Meridian Law Group
September 27th, 2023
Executors, Estate Trustees and the Illegality of “Self-Dealing” Estate Assets
Estate trustees, as fiduciaries, are required to act in the best interests of the estate beneficiaries. While this is a fundamental tenet of estate law, it is essential to reiterate when analyzing the court’s approach to legal principles stemming directly from it. One such principle is the concept of “self-dealing”, or the ability of an estate trustee to purchase estate or trust property for their own personal benefit.
Self-Dealing: Executors & Trustees Cannot Purchase Estate or Trust Assets
For centuries, courts have rejected self-dealing by estate trustees as a general rule. The rationale is premised on the notion that a trustee owes loyalty to the beneficiaries and, therefore, purchasing estate property for the trustee’s benefit inherently places the trustee in a conflict of interest.
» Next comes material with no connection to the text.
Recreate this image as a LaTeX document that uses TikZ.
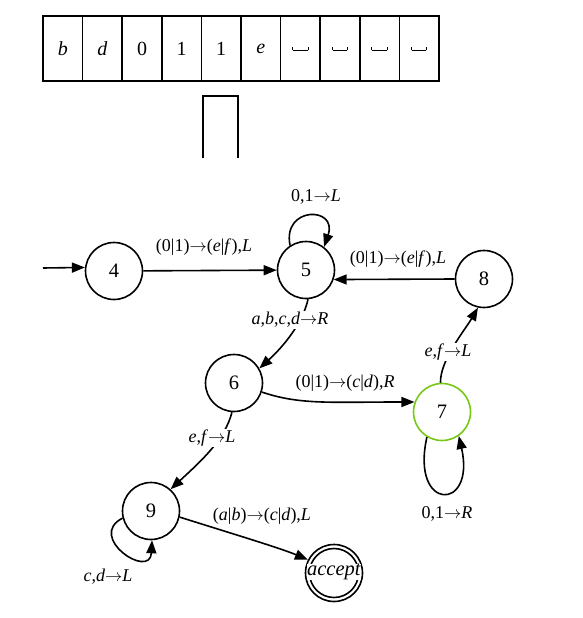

Exceptions to the Rule Against Self-Dealing
There are two notable exceptions to the rejection of self-dealing:
- Circumstances where the beneficiaries consent to the trustee’s self-dealing (and the beneficiaries have the capacity to consent); or
- The court has approved the self-dealing.
Regarding the second exception, a court may approve self-dealing where a trustee can establish that no other purchaser is forthcoming or seems likely to come forward within a reasonable time period, and the trustee’s offer is favourable and to the advantage of the beneficiaries. This is a very high bar to meet.